I find Kurzweil's prognostications more fascinating than compelling, though I respect him immensely for his amazing technical innovations and his remarkable vision of the future.

The place I can't get past in Kurzweil's vision is his idea of turning an individual personality with all its quirks, memories, prejudices, etc, into a neural-mapped facsimile that can be trans-placed into a machine.  If that is truly possible, the question becomes, who is me?  Am I, as a human individual, my body, my physical essence, or am I more like a swirl of personality that exists separate from my body? Kurzweil seems to be saying the latter. 

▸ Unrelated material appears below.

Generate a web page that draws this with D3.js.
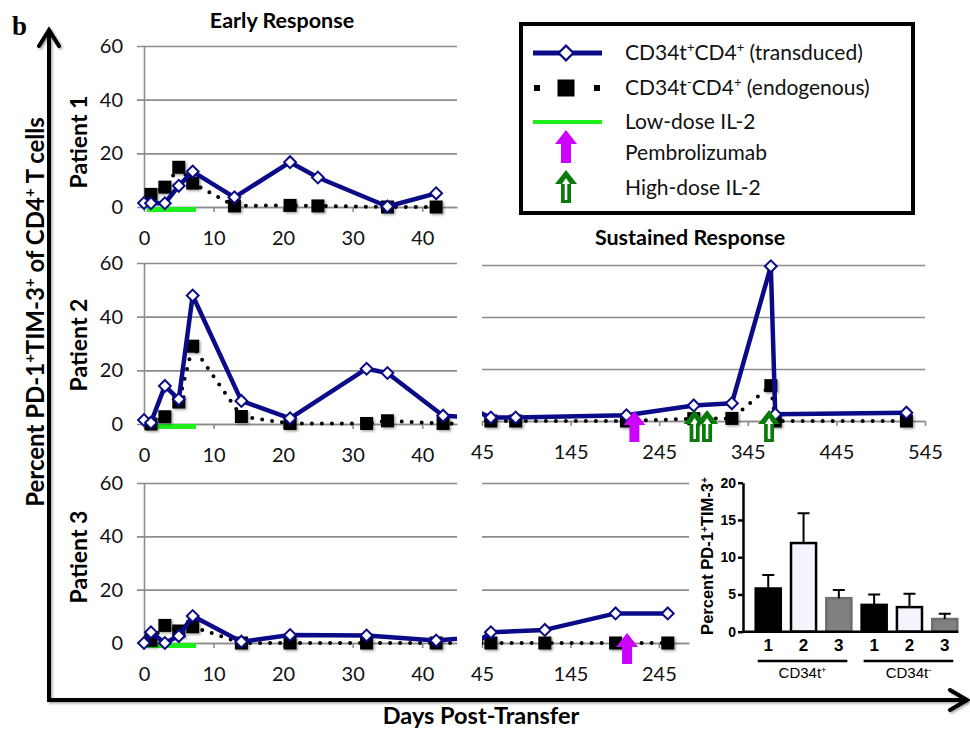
<!DOCTYPE html>
<html>
<head>
<meta charset="utf-8">
<script src="https://cdn.jsdelivr.net/npm/d3@7"></script>
<style>
  body { margin: 0; background: #fff; }
  svg { display: block; font-family: Lato, sans-serif; }
</style>
</head>
<body>
<svg width="970" height="731"></svg>
<script>
// ---- data ----
const yTicks = [0, 20, 40, 60];
const earlyTicks = [0, 10, 20, 30, 40];
const sustainedTicks = [45, 145, 245, 345, 445, 545];
const sustainedTicksP3 = [45, 145, 245];

const p1Days = [0, 1, 3, 5, 7, 13, 21, 25, 35, 42];
const p1Transduced = [1.5, 1.4, 1.4, 7.9, 13.2, 3.6, 16.7, 11, 0.2, 5.1];
const p1Endogenous = [null, 4.7, 7.4, 14.8, 8.9, 0.4, 0.6, 0.4, 0, 0];

const p2Days = [0, 1, 3, 5, 7, 14, 21, 32, 35, 43, 55, 83, 208, 284, 327, 371, 376, 524];
const p2Transduced = [1.5, 0.5, 14.2, 9.2, 47.9, 8.6, 2.1, 20.6, 19, 3.1, 1.3, 1.3, 2.2, 6.0, 6.8, 59.5, 2.6, 3.2];
const p2Endogenous = [null, 0, 2.7, 8.2, 29, 2.8, 0.2, 0.2, 1.2, 0.2, 0, 0, 0, 0.9, 1.0, 13.6, 0, 0];

const p3Days = [0, 1, 3, 5, 7, 14, 21, 32, 42, 55, 116, 196, 255];
const p3Transduced = [0, 4.0, 0, 2.6, 10.1, 0.5, 3.0, 2.8, 0.9, 4.0, 4.9, 11.1, 11.1];
const p3Endogenous = [null, 1, 6.6, 4.5, 6.1, 0, 0, 0, 0, 0, 0, 0, 0];

const lowDoseIL2 = [0.4, 7.5];            // days
const p2Pembrolizumab = [217];
const p2HighDoseIL2 = [285, 299, 369];
const p3Pembrolizumab = [209];

const barLabels = ['1', '2', '3', '1', '2', '3'];
const barMeans = [5.8, 11.9, 4.5, 3.6, 3.3, 1.7];
const barSem = [1.8, 4.0, 1.1, 1.4, 1.8, 0.7];
const barTicks = [0, 5, 10, 15, 20];
const barGroups = [['CD34t', '+', 0, 2], ['CD34t', '-', 3, 5]];

const legendLabels = [
  [['CD34t'], ['+', 1], ['CD4'], ['+', 1], [' (transduced)']],
  [['CD34t'], ['-', 1], ['CD4'], ['+', 1], [' (endogenous)']],
  [['Low-dose IL-2']],
  [['Pembrolizumab']],
  [['High-dose IL-2']]
];

// ---- styles ----
const NAVY = '#0b0b88';
const GRID = '#8c8c8c';
const GREEN = '#1ef01e';
const MAGENTA = '#cc00ff';
const DKGREEN = '#0a7a0a';

const svg = d3.select('svg');
const defs = svg.append('defs');
defs.append('filter').attr('id', 'shadow')
    .attr('x', '-50%').attr('y', '-50%').attr('width', '200%').attr('height', '200%')
  .append('feDropShadow')
    .attr('dx', 1.5).attr('dy', 1.5).attr('stdDeviation', 1)
    .attr('flood-color', '#000').attr('flood-opacity', 0.35);

const rich = (sel, parts) => {
  sel.selectAll('tspan').data(parts).join('tspan')
    .attr('baseline-shift', d => d[1] ? 'super' : null)
    .attr('font-size', d => d[1] ? '62%' : null)
    .text(d => d[0]);
  return sel;
};

// arrow pointing up, tip at (cx, tipY)
const arrowPath = (cx, tipY, h) => {
  const hw = 11, hh = 14, sw = 5;
  return `M${cx},${tipY} L${cx + hw},${tipY + hh} L${cx + sw},${tipY + hh} L${cx + sw},${tipY + h}
          L${cx - sw},${tipY + h} L${cx - sw},${tipY + hh} L${cx - hw},${tipY + hh} Z`;
};
const innerArrowPath = (cx, tipY, h) =>
  `M${cx},${tipY + 8} L${cx + 4},${tipY + 14} L${cx + 1.3},${tipY + 14} L${cx + 1.3},${tipY + h - 3}
   L${cx - 1.3},${tipY + h - 3} L${cx - 1.3},${tipY + 14} L${cx - 4},${tipY + 14} Z`;

const drawArrow = (g, cx, tipY, h, kind) => {
  if (kind === 'pembro') {
    g.append('path').attr('d', arrowPath(cx, tipY, h)).attr('fill', MAGENTA);
  } else {
    g.append('path').attr('d', arrowPath(cx, tipY, h)).attr('fill', DKGREEN);
    g.append('path').attr('d', innerArrowPath(cx, tipY, h)).attr('fill', '#fff');
  }
};

// ---- panels ----
const panels = [
  { days: p1Days, trans: p1Transduced, endo: p1Endogenous, early: true,
    xDomain: [0, 45], xRange: [144, 457], yRange: [207, 46], ticks: earlyTicks },
  { days: p2Days, trans: p2Transduced, endo: p2Endogenous, early: true,
    xDomain: [0, 45], xRange: [144, 457], yRange: [424, 263], ticks: earlyTicks },
  { days: p2Days, trans: p2Transduced, endo: p2Endogenous, early: false,
    xDomain: [45, 545], xRange: [482, 925], yRange: [421, 265], ticks: sustainedTicks,
    pembro: p2Pembrolizumab, highDose: p2HighDoseIL2 },
  { days: p3Days, trans: p3Transduced, endo: p3Endogenous, early: true,
    xDomain: [0, 45], xRange: [144, 457], yRange: [643, 483], ticks: earlyTicks },
  { days: p3Days, trans: p3Transduced, endo: p3Endogenous, early: false,
    xDomain: [45, 279], xRange: [482, 689], yRange: [643, 483], ticks: sustainedTicksP3,
    pembro: p3Pembrolizumab, highDose: [] }
];

panels.forEach((p, i) => {
  const x = d3.scaleLinear().domain(p.xDomain).range(p.xRange);
  const y = d3.scaleLinear().domain([0, 60]).range(p.yRange);
  const w = p.xRange[1] - p.xRange[0];
  const g = svg.append('g');

  const yAxisG = g.append('g')
    .attr('transform', `translate(${p.xRange[0]},0)`)
    .call(d3.axisLeft(y).tickValues(yTicks).tickSize(-w).tickSizeOuter(0).tickPadding(21)
      .tickFormat(p.early ? d3.format('d') : () => ''))
    .attr('font-family', 'Lato, sans-serif').attr('font-size', 20);
  yAxisG.selectAll('.tick line')
    .attr('x1', p.early ? -7 : 0).attr('stroke', GRID).attr('stroke-width', 1.6);
  yAxisG.selectAll('.tick text').attr('fill', '#111');
  if (p.early) yAxisG.select('.domain').attr('stroke', GRID).attr('stroke-width', 1.6);
  else yAxisG.select('.domain').remove();

  const xAxisG = g.append('g')
    .attr('transform', `translate(0,${y(0)})`)
    .call(d3.axisBottom(x).tickValues(p.ticks).tickSize(5).tickSizeOuter(0).tickPadding(19))
    .attr('font-family', 'Lato, sans-serif').attr('font-size', 20);
  xAxisG.selectAll('.tick line').attr('stroke', GRID).attr('stroke-width', 1.6);
  xAxisG.select('.domain').attr('stroke', GRID).attr('stroke-width', 1.6);
  xAxisG.selectAll('.tick text').attr('fill', '#111');

  if (p.early) {
    g.append('rect')
      .attr('x', x(lowDoseIL2[0])).attr('width', x(lowDoseIL2[1]) - x(lowDoseIL2[0]))
      .attr('y', y(0)).attr('height', 5).attr('fill', GREEN);
  }

  const clipId = `clip${i}`;
  defs.append('clipPath').attr('id', clipId).append('rect')
    .attr('x', p.xRange[0] - (p.early ? 10 : 0)).attr('y', p.yRange[1] - 30)
    .attr('width', w + (p.early ? 10 : 0)).attr('height', p.yRange[0] - p.yRange[1] + 60);

  const pts = p.days.map((d, j) => ({ day: d, t: p.trans[j], e: p.endo[j] }));
  const inView = d => d.day >= p.xDomain[0] && d.day <= p.xDomain[1];

  g.append('path').datum(pts)
    .attr('clip-path', `url(#${clipId})`)
    .attr('d', d3.line().defined(d => d.e != null).x(d => x(d.day)).y(d => y(d.e)))
    .attr('fill', 'none').attr('stroke', '#000').attr('stroke-width', 4)
    .attr('stroke-linecap', 'round').attr('stroke-dasharray', '0 10');

  g.selectAll('rect.endo').data(pts.filter(d => d.e != null && inView(d)))
    .join('rect').attr('class', 'endo')
    .attr('x', d => x(d.day) - 6.5).attr('y', d => y(d.e) - 6.5)
    .attr('width', 13).attr('height', 13).attr('fill', '#000')
    .attr('filter', 'url(#shadow)');

  g.append('path').datum(pts)
    .attr('clip-path', `url(#${clipId})`)
    .attr('d', d3.line().x(d => x(d.day)).y(d => y(d.t)))
    .attr('fill', 'none').attr('stroke', NAVY).attr('stroke-width', 4.5)
    .attr('stroke-linejoin', 'round');

  g.selectAll('path.diamond').data(pts.filter(inView))
    .join('path').attr('class', 'diamond')
    .attr('d', d3.symbol(d3.symbolSquare, 70)())
    .attr('transform', d => `translate(${x(d.day)},${y(d.t)}) rotate(45)`)
    .attr('fill', '#fff').attr('stroke', NAVY).attr('stroke-width', 2);

  (p.pembro || []).forEach(d => drawArrow(g, x(d), y(0) - 10, 31, 'pembro'));
  (p.highDose || []).forEach(d => drawArrow(g, x(d), y(0) - 11, 32, 'high'));
});

// ---- legend ----
const lg = svg.append('g');
lg.append('rect').attr('x', 521).attr('y', 24).attr('width', 392).attr('height', 189)
  .attr('fill', '#fff').attr('stroke', '#000').attr('stroke-width', 4);
const rowY = [53, 88, 122, 153, 188];
lg.append('line').attr('x1', 533).attr('x2', 602).attr('y1', rowY[0]).attr('y2', rowY[0])
  .attr('stroke', NAVY).attr('stroke-width', 5);
lg.append('path').attr('d', d3.symbol(d3.symbolSquare, 110)())
  .attr('transform', `translate(566,${rowY[0]}) rotate(45)`)
  .attr('fill', '#fff').attr('stroke', NAVY).attr('stroke-width', 2.2);
[[537, 6], [566, 17], [597, 6]].forEach(([cx, s]) => {
  lg.append('rect').attr('x', cx - s / 2).attr('y', rowY[1] - s / 2)
    .attr('width', s).attr('height', s).attr('fill', '#000');
});
lg.append('line').attr('x1', 533).attr('x2', 602).attr('y1', rowY[2]).attr('y2', rowY[2])
  .attr('stroke', GREEN).attr('stroke-width', 4);
drawArrow(lg, 566, 130, 33, 'pembro');
drawArrow(lg, 566, 170, 33, 'high');
lg.selectAll('text.leg').data(legendLabels).join('text').attr('class', 'leg')
  .attr('x', 625).attr('y', (d, i) => rowY[i] + 7)
  .attr('font-size', 21).attr('fill', '#111')
  .each(function (d) { rich(d3.select(this), d); });

// ---- inset bar chart ----
const bx = d3.scaleBand().domain(d3.range(barMeans.length)).range([743, 970])
  .paddingInner(0.29).paddingOuter(0.36);
const by = d3.scaleLinear().domain([0, 20]).range([631.7, 482.7]);
const barFill = ['#000', '#f4f4fd', '#808080'];
const ig = svg.append('g').attr('font-family', '"Liberation Sans", Arial, sans-serif');

ig.selectAll('rect.bar').data(barMeans).join('rect').attr('class', 'bar')
  .attr('x', (d, i) => bx(i)).attr('width', bx.bandwidth())
  .attr('y', d => by(d)).attr('height', d => by(0) - by(d))
  .attr('fill', (d, i) => barFill[i % 3])
  .attr('stroke', (d, i) => i % 3 === 2 ? '#6e6e6e' : '#000').attr('stroke-width', 2.5);

ig.selectAll('path.err').data(barMeans).join('path').attr('class', 'err')
  .attr('d', (d, i) => {
    const cx = bx(i) + bx.bandwidth() / 2;
    return `M${cx},${by(d)} V${by(d + barSem[i])} M${cx - 6},${by(d + barSem[i])} H${cx + 6}`;
  })
  .attr('stroke', '#000').attr('stroke-width', 2).attr('fill', 'none');

const iyAxis = ig.append('g').attr('transform', 'translate(743,0)')
  .call(d3.axisLeft(by).tickValues(barTicks).tickSize(5).tickSizeOuter(0).tickPadding(2))
  .attr('font-family', '"Liberation Sans", Arial, sans-serif')
  .attr('font-size', 14).attr('font-weight', 'bold');
iyAxis.selectAll('line, path').attr('stroke', '#000').attr('stroke-width', 2.5);
iyAxis.selectAll('text').attr('fill', '#000');

ig.append('line').attr('x1', 742).attr('x2', bx(barMeans.length - 1) + bx.bandwidth() + 1)
  .attr('y1', by(0)).attr('y2', by(0)).attr('stroke', '#000').attr('stroke-width', 2.5);

ig.selectAll('text.cat').data(barLabels).join('text').attr('class', 'cat')
  .attr('x', (d, i) => bx(i) + bx.bandwidth() / 2).attr('y', 651)
  .attr('text-anchor', 'middle').attr('font-size', 17).attr('font-weight', 'bold')
  .text(d => d);

barGroups.forEach(([name, sign, a, b]) => {
  const x0 = bx(a) + 2, x1 = bx(b) + bx.bandwidth() - 4;
  ig.append('line').attr('x1', x0).attr('x2', x1).attr('y1', 661).attr('y2', 661)
    .attr('stroke', '#000').attr('stroke-width', 2.5);
  rich(ig.append('text').attr('x', (x0 + x1) / 2).attr('y', 678)
    .attr('text-anchor', 'middle').attr('font-size', 15), [[name], [sign, 1]]);
});

rich(ig.append('text').attr('transform', 'translate(713,556) rotate(-90)')
  .attr('text-anchor', 'middle').attr('font-size', 16.5).attr('font-weight', 'bold'),
  [['Percent PD-1'], ['+', 1], ['TIM-3'], ['+', 1]]);

// ---- outer axes and labels ----
svg.append('path').attr('d', 'M49,31 V700 H966')
  .attr('fill', 'none').attr('stroke', '#000').attr('stroke-width', 4)
  .attr('filter', 'url(#shadow)');
svg.append('path').attr('d', 'M39,46 L49,30 L59,46 M950,690 L967,700 L950,710')
  .attr('fill', 'none').attr('stroke', '#000').attr('stroke-width', 4)
  .attr('stroke-linecap', 'round').attr('filter', 'url(#shadow)');

svg.append('text').attr('x', 12).attr('y', 35)
  .attr('font-family', '"Liberation Serif", serif').attr('font-weight', 'bold')
  .attr('font-size', 27).text('b');

svg.append('text').attr('x', 282).attr('y', 28).attr('text-anchor', 'middle')
  .attr('font-weight', 'bold').attr('font-size', 21.5).text('Early Response');
svg.append('text').attr('x', 690).attr('y', 245).attr('text-anchor', 'middle')
  .attr('font-weight', 'bold').attr('font-size', 21.5).text('Sustained Response');

[['Patient 1', 142], ['Patient 2', 345], ['Patient 3', 557]].forEach(([t, cy]) => {
  svg.append('text').attr('transform', `translate(87,${cy}) rotate(-90)`)
    .attr('text-anchor', 'middle').attr('font-weight', 'bold').attr('font-size', 23).text(t);
});

rich(svg.append('text').attr('transform', 'translate(44,312) rotate(-90)')
  .attr('text-anchor', 'middle').attr('font-weight', 'bold').attr('font-size', 24),
  [['Percent PD-1'], ['+', 1], ['TIM-3'], ['+', 1], [' of CD4'], ['+', 1], [' T cells']]);

svg.append('text').attr('x', 481).attr('y', 724).attr('text-anchor', 'middle')
  .attr('font-weight', 'bold').attr('font-size', 23.5).text('Days Post-Transfer');
</script>
</body>
</html>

 Conscioussness, aka self-awareness,  is the great mystery of life.  It's the nut the greatest neuro-biologists have not come close to cracking.  It's seems to be an unknowable; perhaps the ultimate elusive, unknowable.  Consciousness is the grand chasm Kurzweil glosses over.  In order for his vision to become fact, the mystery of consciousness will have to be bridged. I don't think it will happen.  I don't believe future generations of humans need be concerned about the Borg coming along, announcing, 'Resistence is futile.' 

No one on Earth seems to have a clue about what consciousness is.  As long as that is so, immortality will be an idea that will never come.

If I had my way, I would issue a mandate to Ray Kurzweil and smart people like him. I would tell them to turn their focus to the very real challenges we urgently must deal with right now - at this moment.  I'm talking about human overpopulation, global climate change, the need to transition away from fossil forms of energy, the planet's rapidly dwindling natural resources, the terrible, irreplaceable loss of biodiversity.  We need brilliant human individuals like Ray Kurzweil to focus on and find solutions to those challenges.  If we can get past those vexing issues, then we can calmly and thoughtfully take up the question of neural mapping and immortality.